2 Kommentare zu “Postfach: Die Walser-Rede wirkt weiter nach

  1. @ Jürgen H. Winter
    Vorweg: Was Heisterhagen schreibt, ist alles so richtig, aber gleichzeitig so lau, unpräzise, in der Richtung nicht am historischen SPD-Handeln erkennbar, dass ich es nur als ein Einlullen empfinden kann: Eine SPD, unter der es ohne Not eine Verringerung des Spitzensteuersatzes gegeben hat, eine SPD, die nicht schon mit langem Vorlauf auf der Parteiebene an einer „sozialdemokratischen Internationale“ arbeitet, um in Regierungsverantwortung in internationalen Verhandlungen dem Gegeneinanderausspielen der Länder durch internationale Konzerne entgegenzuwirken, ist da einfach unglaubwürdig. Um einen ganz aktuellen Punkt zu nehmen: Auch eine SPD, die mit der Programmatik der FDP, die Steuern um einen Betrag X zu senken, konfrontiert ist und nicht klarstellt, dass das Steuervolumen keine Zielgröße ist, die sinnvoll änderbar ist, sondern dass das Steuervolumen eine Konsequenz der Aufgaben sein muss, die man dem Staat gibt, ist auch da in ihrem Bekenntnis für den Sozialstaat einfach unglaubwürdig.

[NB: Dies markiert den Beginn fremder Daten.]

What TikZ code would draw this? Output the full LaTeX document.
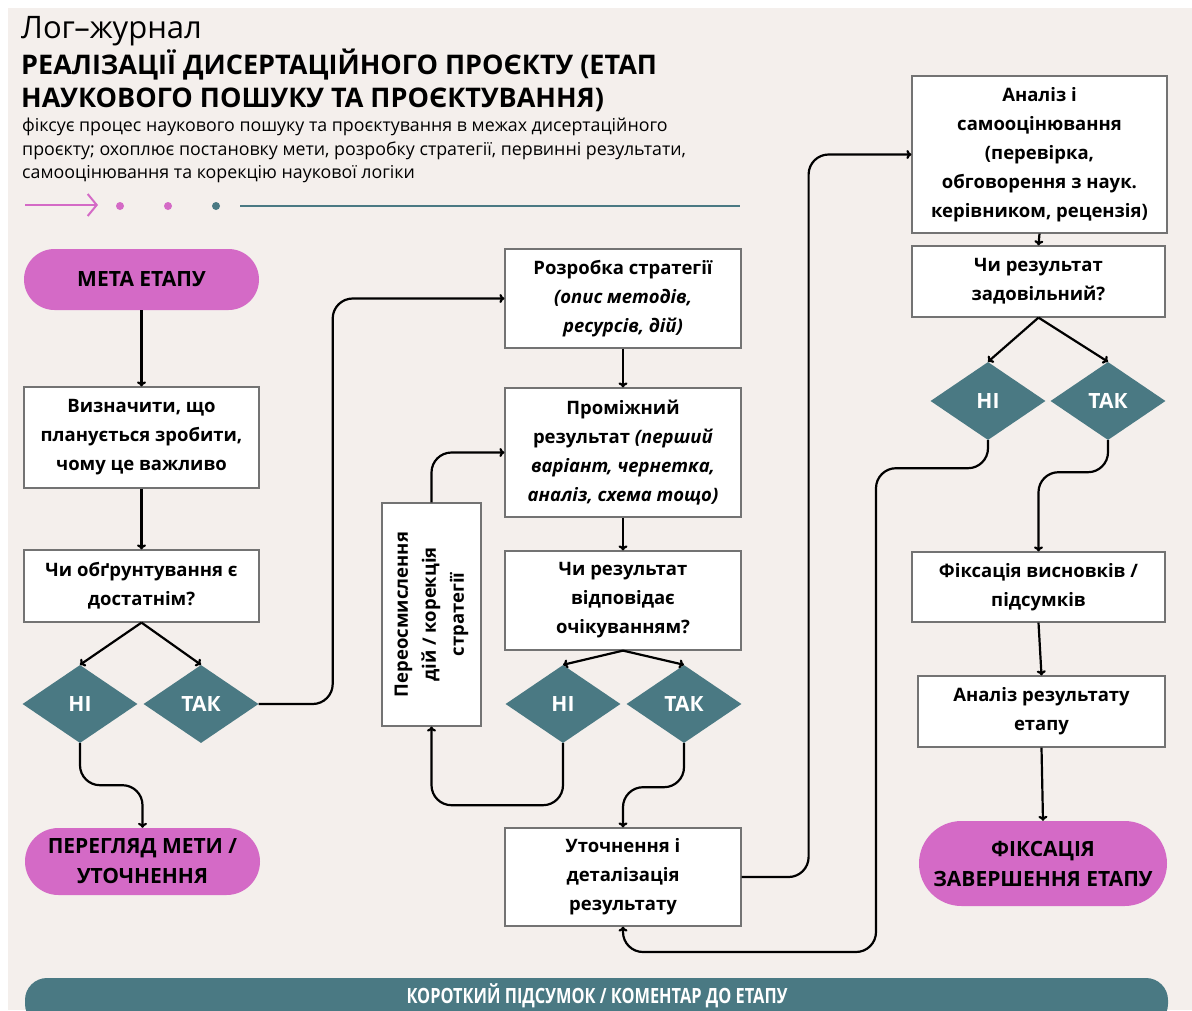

    Auf der anderen Seite wird mir schlecht, wenn ich sehe, was dem armen Darwin alles in die Schuhe geschoben wird. Was wir heute Sozialdarwinismus nennen, ist älter als Darwins Evolutionstheorie, und diese Theorie ist keine Lehre, nach der sich irgendjemand richten kann, sondern eine Beschreibung der Entwicklung sich selbst reproduzierender Systeme, die auch selbst wieder aus sich selbst reproduzierenden Systemen bestehen können. Sinnvolle Beschreibungsebenen dieser Evolution sind das einzelne Gen (Dawkins hat das vorgemacht), als dessen Träger das Individuum (aber in anderer Weise und komplizierter als dies normalerweise gemacht wird), der Gen-Pool (das ist die Art). Beim Menschen wird das außerdem überlagert durch eine Kultur, die man auch als selbstreproduzierendes System verstehen kann (diesen Gedanken hat Luhmann für die Soziologie weiter ausgearbeitet).

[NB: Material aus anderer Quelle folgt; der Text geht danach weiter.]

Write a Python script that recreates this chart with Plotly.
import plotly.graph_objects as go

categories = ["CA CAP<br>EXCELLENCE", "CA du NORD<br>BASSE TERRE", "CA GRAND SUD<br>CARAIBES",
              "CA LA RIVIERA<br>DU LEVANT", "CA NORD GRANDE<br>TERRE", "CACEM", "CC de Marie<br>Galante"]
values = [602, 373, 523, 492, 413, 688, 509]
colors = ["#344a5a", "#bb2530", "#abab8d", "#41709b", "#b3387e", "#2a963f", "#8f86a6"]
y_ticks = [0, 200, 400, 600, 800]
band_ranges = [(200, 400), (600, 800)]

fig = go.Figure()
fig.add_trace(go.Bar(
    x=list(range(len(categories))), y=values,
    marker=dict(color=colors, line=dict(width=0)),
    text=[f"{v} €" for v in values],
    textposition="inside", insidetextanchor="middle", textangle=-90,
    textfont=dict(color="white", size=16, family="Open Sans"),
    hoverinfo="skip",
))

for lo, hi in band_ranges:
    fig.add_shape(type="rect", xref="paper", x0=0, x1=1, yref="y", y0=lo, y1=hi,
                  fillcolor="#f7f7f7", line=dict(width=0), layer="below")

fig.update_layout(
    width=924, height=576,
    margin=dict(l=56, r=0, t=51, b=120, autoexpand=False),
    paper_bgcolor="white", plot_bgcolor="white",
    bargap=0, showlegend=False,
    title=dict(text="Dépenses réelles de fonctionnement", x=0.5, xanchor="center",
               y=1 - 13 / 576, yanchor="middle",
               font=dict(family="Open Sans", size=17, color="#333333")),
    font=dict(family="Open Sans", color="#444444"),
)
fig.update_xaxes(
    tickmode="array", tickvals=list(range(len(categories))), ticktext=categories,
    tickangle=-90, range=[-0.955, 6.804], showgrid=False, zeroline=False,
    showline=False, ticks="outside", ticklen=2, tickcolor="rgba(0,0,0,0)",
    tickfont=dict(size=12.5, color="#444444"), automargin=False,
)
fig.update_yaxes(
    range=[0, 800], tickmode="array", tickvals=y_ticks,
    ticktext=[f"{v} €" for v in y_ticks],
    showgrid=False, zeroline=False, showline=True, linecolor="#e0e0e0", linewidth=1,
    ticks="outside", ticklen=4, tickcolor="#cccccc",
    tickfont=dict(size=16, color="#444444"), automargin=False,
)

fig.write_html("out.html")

    Der Platz hier reicht nicht annähernd um dieses Thema verständlich auch nur zu umreißen, ich kann deshalb nur versuchen deutlich zu machen, dass die Evolutionstheorie etwas ganz anderes ist, als Sie es sich vorstellen: Egal, wie das Experiment Menschheit einmal ausgegangen sein wird: Der Verlauf dieses Experiments wird immer durch die Evolutionstheorie bereits beschrieben sein, und die schlichte Folgerung daraus ist, dass sich weder politische Ziele noch politische Handlungen mit der Evolutionstheorie begründen lassen (btw: auch dieses vielzitierte „Survival of the fittest“ ist nicht von Darwin).

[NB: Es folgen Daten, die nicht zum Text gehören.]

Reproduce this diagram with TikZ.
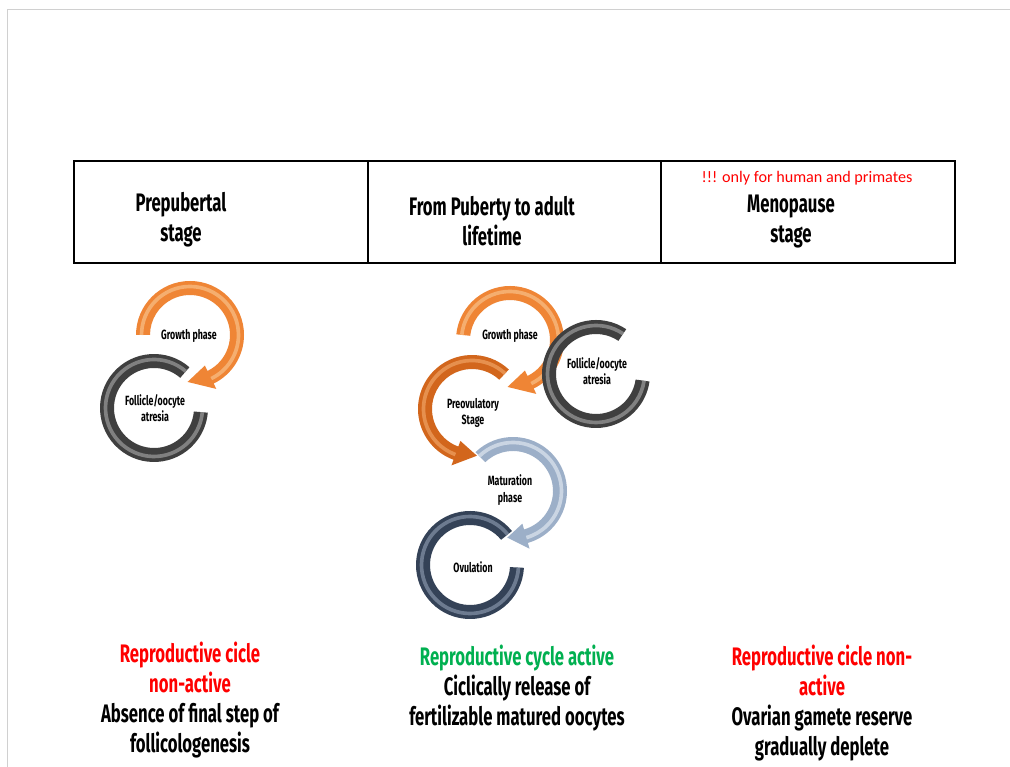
\documentclass[tikz,border=0pt]{standalone}
\usepackage{fontspec}
\newfontfamily\condfont[FakeStretch=0.66]{Fira Sans}
\newfontfamily\notefont{Carlito}

\definecolor{slideLine}{HTML}{D0D0D0}
\definecolor{growthOrange}{HTML}{EF8535}
\definecolor{growthLight}{HTML}{F9C48F}
\definecolor{preovOrange}{HTML}{D2661C}
\definecolor{preovLight}{HTML}{F2A76A}
\definecolor{atresiaGray}{HTML}{3F3F3F}
\definecolor{atresiaLight}{HTML}{A3A3A3}
\definecolor{maturBlue}{HTML}{9CAFC8}
\definecolor{maturLight}{HTML}{E3EAF2}
\definecolor{ovulNavy}{HTML}{344257}
\definecolor{ovulLight}{HTML}{8D9BB0}
\definecolor{inactiveRed}{HTML}{FF0000}
\definecolor{activeGreen}{HTML}{00B050}

\begin{document}
\begin{tikzpicture}[x=0.025cm,y=0.025cm,
    stagetext/.style={font=\condfont\bfseries\fontsize{18}{21.3}\selectfont, align=center},
    ringlabel/.style={font=\condfont\bfseries\fontsize{9.5}{11.5}\selectfont, align=center, inner sep=0pt},
    notetext/.style={font=\notefont\fontsize{11.5}{13}\selectfont, text=inactiveRed}]
	\newcommand{\ringOut}{54}
	\newcommand{\ringIn}{40}
	\newcommand{\ringMid}{47}
	\newcommand{\ringShine}{48.5}
	\newcommand{\headOut}{60}
	\newcommand{\headIn}{34}
	% circular arrow: centre x, centre y, start, body end, tip, colour, light colour
	\newcommand{\circArrow}[7]{%
		\begin{scope}[shift={(#1,#2)}]
		\fill[#6] (#3:\ringOut) arc[start angle=#3, end angle=#4, radius=\ringOut] -- (#4:\headOut) -- (#5:\ringMid) -- (#4:\headIn) -- (#4:\ringIn) arc[start angle=#4, end angle=#3, radius=\ringIn] -- cycle;
		\draw[#7, line width=2.6pt, opacity=0.65] (#3:\ringShine) arc[start angle=#3, end angle=#4, radius=\ringShine];
		\end{scope}}
	% ring without head: centre x, centre y, start, end, colour, light colour
	\newcommand{\circRing}[6]{%
		\begin{scope}[shift={(#1,#2)}]
		\fill[#5] (#3:\ringOut) arc[start angle=#3, end angle=#4, radius=\ringOut] -- (#4:\ringIn) arc[start angle=#4, end angle=#3, radius=\ringIn] -- cycle;
		\draw[#6, line width=2.6pt, opacity=0.65] (#3:\ringShine) arc[start angle=#3, end angle=#4, radius=\ringShine];
		\end{scope}}

	\useasboundingbox (0,0) rectangle (1010,767);
	\fill[white] (0,0) rectangle (1010,767);	% background
	\draw[slideLine, line width=1.2pt] (7.5,0) -- (7.5,757.5) -- (1010,757.5);	% slide edge

	% stage table
	\draw[black, line width=1.1pt] (74,504) rectangle (955,606);
	\draw[black, line width=1.1pt] (368,504) -- (368,606);
	\draw[black, line width=1.1pt] (661,504) -- (661,606);
	\node[stagetext] (prepubertal) at (181,547) {Prepubertal\\stage};
	\node[stagetext] (puberty) at (492,546) {From Puberty to adult\\lifetime};
	\node[notetext] (primates) at (807,589) {!!! only for human and primates};
	\node[stagetext] (menopause) at (791,545) {Menopause\\stage};

	% prepubertal cycle
	\circArrow{190}{432}{180}{-64}{-93}{growthOrange}{growthLight}
	\circRing{154}{359}{49}{355}{atresiaGray}{atresiaLight}
	\node[ringlabel] (growthA) at (189,431) {Growth phase};
	\node[ringlabel] (atresiaA) at (155,359) {Follicle/oocyte\\atresia};

	% adult cycle
	\circRing{470}{202}{39}{357}{ovulNavy}{ovulLight}
	\circArrow{513}{276}{134}{-74}{-97}{maturBlue}{maturLight}
	\circArrow{472}{358}{47}{250}{276}{preovOrange}{preovLight}
	\circArrow{510}{427}{174}{-64}{-93}{growthOrange}{growthLight}
	\circRing{596}{393}{56}{352}{atresiaGray}{atresiaLight}
	\node[ringlabel] (growthB) at (510,431) {Growth phase};
	\node[ringlabel] (atresiaB) at (597,396) {Follicle/oocyte\\atresia};
	\node[ringlabel] (preovulatory) at (473,354) {Preovulatory\\Stage};
	\node[ringlabel] (maturation) at (510,277) {Maturation\\phase};
	\node[ringlabel] (ovulation) at (473,200) {Ovulation};

	% outcomes
	\node[stagetext] (outcomeA) at (190,67) {\textcolor{inactiveRed}{Reproductive cicle}\\\textcolor{inactiveRed}{non-active}\\Absence of final step of\\follicologenesis};
	\node[stagetext] (outcomeB) at (517,79) {\textcolor{activeGreen}{Reproductive cycle active}\\Ciclically release of\\fertilizable matured oocytes};
	\node[stagetext] (outcomeC) at (822,64) {\textcolor{inactiveRed}{Reproductive cicle non-}\\\textcolor{inactiveRed}{active}\\Ovarian gamete reserve\\gradually deplete};
\end{tikzpicture}
\end{document}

    Das wiederum heißt, dass, wann immer Sie einen Politiker treffen, der sein Programm oder Handeln mit der Evolutionstheorie begründen möchte, es nur eine sinnvolle Reaktion gibt: Treten Sie ihm in den Hintern, denn entweder hat er diese Theorie selbst nicht verstanden und ist zu dumm für den angestrebten Posten, oder er geht davon aus, dass Sie zu dumm sind, ihn zu verstehen, dann ist er zu verkommen für diesen Posten. Aber beschuldigen Sie nicht Darwin für seinen Unsinn.

    Politische Ziele und Handlungen lassen sich letzten Endes nur in einer Kategorie begründen, und das ist die Moral.

  2. @Juergen H. Winter
    „Meine Kinder sollen es einmal besser haben, wobei ungesagt bleibt, ja häufig gar nicht bemerkt wird, dass andere Kinder es dann wohl schlechter haben.“
    Derartige Bemerkungen liest man häufig. Auch in der Art, dass wenn der eine reicher wird, automatisch jemand anders ärmer werden muss.
    Diese Bemerkungen setzen voraus, dass die Menge des zu verteilenden Gutes (Glück, Geld, Wohlstand) konstant ist. Jede Änderung ist dann ein Nullsummenspiel. Dies steht aber im Widerspruch zur Beobachtung. Wir haben heute sehr viel mehr zu verteilen, als während der Steinzeit.